The success of your landing page, form, or email marketing campaign is going to be determined by your audience’s interaction with it. While you might have an exceptional understanding of your user base, it might be difficult to determine, at first glance, whether each element of your page is optimized. At the same time, solely adhering to industry “best practice” guidelines may not always be the right solution for your particular users.

Continuous A/B testing allows your intuitive design to be improved and backed by data-driven results. Here are a few things to consider if you’re not already testing:

1. It’s not what you say; it’s how you say it.
Content undoubtedly contributes to the overall strategy of marketing efforts, but oftentimes we find that there can be a multitude of ways to imply the same, exact message. Your current CTA might read, “Buy,” “Order,” or “Purchase Now!” All have the same meaning but are delivered with different tones or have different connotations. Perhaps your audience responds well to a sense of urgency, or maybe, instead, they are turned off by it. Running an A/B test can help determine what type of content leads to better conversion rates.

2. Your business is unique, and your design and marketing efforts should be too.
Researching best practice guidelines in your industry is an excellent way to start planning your design strategy, but know that your business’s website should not rely solely on what worked well for others. Your site and your user base are unique, which is why a generic concept is not going to outperform a personalized one. Trial and error is a practice necessary to achieving your best results.

3. Small changes can make a big difference.
Wording can be the deciding factor in your CTA’s success. Your subject line can determine if your email is going to be read or not. These are small elements that can stand in the way of improved conversion rates. Your product or service should get the attention it deserves and should not be overlooked because of minute details. Experiment with different ways to present your information and allow A/B tests to take the guesswork out of performance.

4. Continuous questioning leads to better understanding.
A/B testing is meant to be a long-term process.
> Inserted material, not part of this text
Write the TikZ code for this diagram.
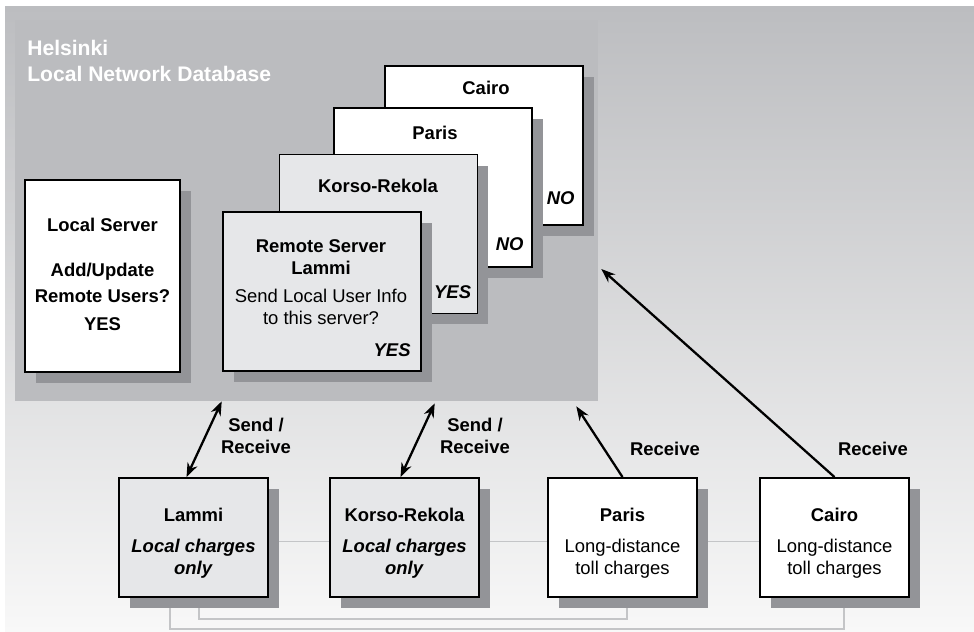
\documentclass[tikz,border=0pt]{standalone}
\usepackage{fontspec}
\setmainfont{Liberation Sans}
\usetikzlibrary{arrows.meta, calc, shadows, backgrounds}
\definecolor{bgtop}{HTML}{BCBDC0}
\definecolor{bgbot}{HTML}{F8F8F8}
\definecolor{helgray}{HTML}{BBBCBF}
\definecolor{boxlt}{HTML}{E6E7E9}
\definecolor{shd}{HTML}{939498}
\definecolor{wirec}{HTML}{C4C5C7}
\tikzset{
    box/.style={draw, line width=1.1pt, inner sep=0pt, fill=white,
        drop shadow={shadow xshift=0.22cm, shadow yshift=-0.22cm, fill=shd, opacity=1}},
    stack/.style={box, minimum width=3.96cm, minimum height=3.18cm},
    site/.style={box, minimum width=2.98cm, minimum height=2.38cm},
    txt/.style={inner sep=0pt, align=center, anchor=north, font=\fontsize{10.5}{12.5}\selectfont},
    btxt/.style={txt, font=\fontsize{10.5}{12.5}\selectfont\bfseries},
    ans/.style={inner sep=0pt, anchor=base east, font=\fontsize{10.5}{12.5}\selectfont\bfseries\itshape},
    wire/.style={draw=wirec, line width=1pt},
    link/.style={line width=1.3pt, >={Stealth[length=8pt, width=6pt]}}
}

\begin{document}
\begin{tikzpicture}[x=0.02cm, y=-0.02cm]
    \useasboundingbox (0,0) rectangle (974,632);

    \node[anchor=north west, inner sep=0pt, align=left, text=white,
        font=\fontsize{12}{14.8}\selectfont\bfseries] (title) at (27,40) {Helsinki\\Local Network Database};

    % local server
    \node[box, minimum width=3.1cm, minimum height=3.84cm] (ls) at (102.5,276) {};
    \node[btxt] (lsT) at (102.5,218) {Local Server\\[13pt]Add/Update\\[2.5pt]Remote Users?\\[3.5pt]YES};

    % remote servers
    \node[stack] (tc) at (484,145.5) {};
    \node[btxt] (tcT) at (486,81) {Cairo};
    \node[ans] (tcA) at ($(tc.south east)+(-9,-21)$) {NO};
    \node[stack] (tp) at (433,187.5) {};
    \node[btxt] (tpT) at (435,126) {Paris};
    \node[ans] (tpA) at ($(tp.south east)+(-9,-17)$) {NO};
    \node[stack, fill=boxlt] (tk) at (378.5,234) {};
    \node[btxt] (tkT) at (378,179) {Korso-Rekola};
    \node[ans] (tkA) at ($(tk.south east)+(-7,-16)$) {YES};
    \node[stack, fill=boxlt] (tl) at (322,291.5) {};
    \node[txt] (tlT) at (321,239) {\textbf{Remote Server}\\\textbf{Lammi}\\[3.4pt]Send Local User Info\\to this server?};
    \node[ans] (tlA) at ($(tl.south east)+(-11,-15)$) {YES};

    % sites
    \node[site, fill=boxlt] (bl) at (193.5,537.5) {};
    \node[btxt] (blT) at (193.5,508) {Lammi\\[5pt]\textit{Local charges}\\\textit{only}};
    \node[site, fill=boxlt] (bk) at (404.5,537.5) {};
    \node[btxt] (bkT) at (404.5,508) {Korso-Rekola\\[5pt]\textit{Local charges}\\\textit{only}};
    \node[site] (bp) at (622.5,537.5) {};
    \node[txt] (bpT) at (622.5,508) {\textbf{Paris}\\[5pt]Long-distance\\toll charges};
    \node[site] (bc) at (834.5,537.5) {};
    \node[txt] (bcT) at (834.5,508) {\textbf{Cairo}\\[5pt]Long-distance\\toll charges};

    \begin{scope}[on background layer]
        \shade[top color=bgtop, bottom color=bgbot] (5,6) rectangle (974,632);
        % Helsinki database area
        \node[fill=helgray, inner sep=0pt, minimum width=11.66cm, minimum height=7.62cm] (hel) at (306.5,210.5) {};
        % wires between the sites
        \draw[wire] ($(bl.east)+(0,4)$) -- ($(bk.west)+(0,4)$);
        \draw[wire] ($(bk.east)+(0,4)$) -- ($(bp.west)+(0,4)$);
        \draw[wire] ($(bp.east)+(0,4)$) -- ($(bc.west)+(0,4)$);
        \draw[wire] ($(bl.south west)+(52,0)$) -- ++(0,31) -| ($(bc.south west)+(85,0)$);
        \draw[wire] ($(bl.south west)+(81,0)$) -- ++(0,21) -| ($(bp.south west)+(80,0)$);
    \end{scope}

    % traffic
    \draw[link, <->] ($(bl.north)+(-7,0)$) -- ($(hel.south west)+(207,0)$);
    \draw[link, <->] ($(bk.north)+(-4,0)$) -- ($(hel.south west)+(420,2)$);
    \draw[link, ->] (bp.north) -- ($(hel.south east)+(-22,5)$);
    \draw[link, ->] (bc.north) -- ($(hel.east)+(3,58.5)$);
    \node[btxt] (sr1) at (256,418) {Send /\\Receive};
    \node[btxt] (sr2) at (475,418) {Send /\\Receive};
    \node[btxt] (rc1) at (665,442) {Receive};
    \node[btxt] (rc2) at (873,442) {Receive};
\end{tikzpicture}
\end{document}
The very nature of the method allows you to just test one element at a time, so keep in mind that one test isn’t going to provide you with all the answers you’re looking for. A/B tests can, however, help you discover patterns, and the patterns you discover will help you better understand your audience.


While it can seem overwhelming to endlessly have to optimize your site, the process is going to help you in the long run. Once you have a better understanding of your audience, you can make necessary changes, and keep them consistent in the future.